## WRITTEN REQUEST
Copy out the listing that follows exactly, dropping every picture.

## INFORMATION SUPPLIED
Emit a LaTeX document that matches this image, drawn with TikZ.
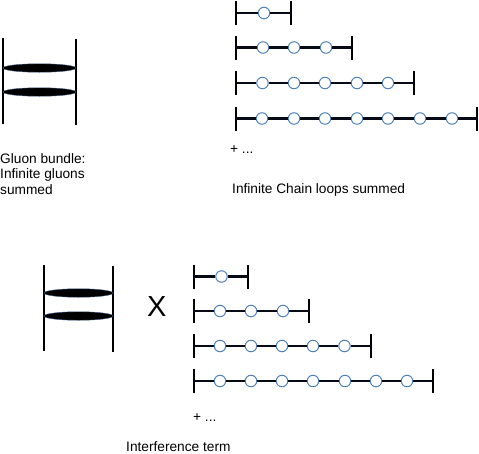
\documentclass[tikz,border=0pt]{standalone}
\usepackage{fontspec}
\setmainfont{Liberation Sans}
\usetikzlibrary{shapes.geometric}
\definecolor{ringblue}{HTML}{4F81BD}
\definecolor{linkblack}{HTML}{060A14}

\tikzset{
  caption/.style={anchor=west, inner sep=0pt, font=\fontsize{13.7}{15.4}\selectfont},
  bar/.style={draw=black, line width=2.2pt},
  link/.style={draw=linkblack, line width=2.2pt},
  ringnode/.style={circle, draw=ringblue, fill=white, line width=1pt,
                   minimum size=11.5pt, inner sep=0pt},
  bundle/.style={ellipse, draw=ringblue!70!black, fill=black, line width=.4pt, inner sep=0pt}
}

% one row: name, left x, y, ring positions, right x
\newcommand{\chainrow}[5]{
  \coordinate (#1c0) at (#2,#3);
  \coordinate (#1end) at (#5,#3);
  \draw[bar] ([yshift=-12pt]#1c0) -- ([yshift=12pt]#1c0);
  \draw[bar] ([yshift=-12pt]#1end) -- ([yshift=12pt]#1end);
  \foreach \x [count=\i, remember=\i as \p (initially 0)] in {#4} {
    \node[ringnode] (#1c\i) at (\x,#3) {};
    \draw[link] (#1c\p) -- (#1c\i);
    \xdef\lastring{\i}
  }
  \draw[link] (#1c\lastring) -- (#1end);
}

% name, left x, right x, top y, first bundle y, second bundle y
\newcommand{\gluonpair}[6]{
  \coordinate (#1ltop) at (#2,#4);
  \coordinate (#1lbot) at (#2,#4+86);
  \coordinate (#1rtop) at (#3,#4+1);
  \coordinate (#1rbot) at (#3,#4+87);
  \draw[bar] (#1ltop) -- (#1lbot);
  \draw[bar] (#1rtop) -- (#1rbot);
  \node[bundle, minimum width=#3pt-#2pt, minimum height=8.5pt] (#1up) at ({(#2+#3)/2},#5) {};
  \node[bundle, minimum width=#3pt-#2pt, minimum height=8.5pt] (#1down) at ({(#2+#3)/2},#6) {};
}

\begin{document}
\begin{tikzpicture}[x=1pt, y=-1pt]
  \useasboundingbox (0,0) rectangle (479,453);

  \gluonpair{top}{3}{76}{38}{68}{92}
  \chainrow{one}{236}{13}{264}{291}
  \chainrow{three}{236}{47.5}{263,294,326}{352}
  \chainrow{five}{236}{83}{262.5,294,325,357,388}{414}
  \chainrow{seven}{236}{118.5}{262,294,325,357,388,420,452}{477}

  \node[caption, align=left] (bundletxt) at (0,174) {Gluon bundle:\\Infinite gluons\\summed};
  \node[caption] (plustop) at (230,150) {+ ...};
  \node[caption] (chaintxt) at (232,190) {Infinite Chain loops summed};

  \gluonpair{low}{44}{113}{265}{293}{316}
  \chainrow{oneb}{194}{276.5}{221.5}{248}
  \chainrow{threeb}{194}{311}{220,251,283}{309}
  \chainrow{fiveb}{194}{346}{220,251,282,313,344.5}{371}
  \chainrow{sevenb}{194}{381}{220,251,282,313,345,376,407}{433}

  \node[caption, font=\fontsize{29}{29}\selectfont] (times) at (147,307) {X};
  \node[caption] (plusbot) at (193,418) {+ ...};
  \node[caption, anchor=base west] (intertxt) at (126,451.5) {Interference term};
\end{tikzpicture}
\end{document}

## SOLUTION TO THIS TASK
Emit a LaTeX document that matches this image, drawn with TikZ.
\documentclass[tikz,border=0pt]{standalone}
\usepackage{fontspec}
\setmainfont{Liberation Sans}
\usetikzlibrary{shapes.geometric}
\definecolor{ringblue}{HTML}{4F81BD}
\definecolor{linkblack}{HTML}{060A14}

\tikzset{
  caption/.style={anchor=west, inner sep=0pt, font=\fontsize{13.7}{15.4}\selectfont},
  bar/.style={draw=black, line width=2.2pt},
  link/.style={draw=linkblack, line width=2.2pt},
  ringnode/.style={circle, draw=ringblue, fill=white, line width=1pt,
                   minimum size=11.5pt, inner sep=0pt},
  bundle/.style={ellipse, draw=ringblue!70!black, fill=black, line width=.4pt, inner sep=0pt}
}

% one row: name, left x, y, ring positions, right x
\newcommand{\chainrow}[5]{
  \coordinate (#1c0) at (#2,#3);
  \coordinate (#1end) at (#5,#3);
  \draw[bar] ([yshift=-12pt]#1c0) -- ([yshift=12pt]#1c0);
  \draw[bar] ([yshift=-12pt]#1end) -- ([yshift=12pt]#1end);
  \foreach \x [count=\i, remember=\i as \p (initially 0)] in {#4} {
    \node[ringnode] (#1c\i) at (\x,#3) {};
    \draw[link] (#1c\p) -- (#1c\i);
    \xdef\lastring{\i}
  }
  \draw[link] (#1c\lastring) -- (#1end);
}

% name, left x, right x, top y, first bundle y, second bundle y
\newcommand{\gluonpair}[6]{
  \coordinate (#1ltop) at (#2,#4);
  \coordinate (#1lbot) at (#2,#4+86);
  \coordinate (#1rtop) at (#3,#4+1);
  \coordinate (#1rbot) at (#3,#4+87);
  \draw[bar] (#1ltop) -- (#1lbot);
  \draw[bar] (#1rtop) -- (#1rbot);
  \node[bundle, minimum width=#3pt-#2pt, minimum height=8.5pt] (#1up) at ({(#2+#3)/2},#5) {};
  \node[bundle, minimum width=#3pt-#2pt, minimum height=8.5pt] (#1down) at ({(#2+#3)/2},#6) {};
}

\begin{document}
\begin{tikzpicture}[x=1pt, y=-1pt]
  \useasboundingbox (0,0) rectangle (479,453);

  \gluonpair{top}{3}{76}{38}{68}{92}
  \chainrow{one}{236}{13}{264}{291}
  \chainrow{three}{236}{47.5}{263,294,326}{352}
  \chainrow{five}{236}{83}{262.5,294,325,357,388}{414}
  \chainrow{seven}{236}{118.5}{262,294,325,357,388,420,452}{477}

  \node[caption, align=left] (bundletxt) at (0,174) {Gluon bundle:\\Infinite gluons\\summed};
  \node[caption] (plustop) at (230,150) {+ ...};
  \node[caption] (chaintxt) at (232,190) {Infinite Chain loops summed};

  \gluonpair{low}{44}{113}{265}{293}{316}
  \chainrow{oneb}{194}{276.5}{221.5}{248}
  \chainrow{threeb}{194}{311}{220,251,283}{309}
  \chainrow{fiveb}{194}{346}{220,251,282,313,344.5}{371}
  \chainrow{sevenb}{194}{381}{220,251,282,313,345,376,407}{433}

  \node[caption, font=\fontsize{29}{29}\selectfont] (times) at (147,307) {X};
  \node[caption] (plusbot) at (193,418) {+ ...};
  \node[caption, anchor=base west] (intertxt) at (126,451.5) {Interference term};
\end{tikzpicture}
\end{document}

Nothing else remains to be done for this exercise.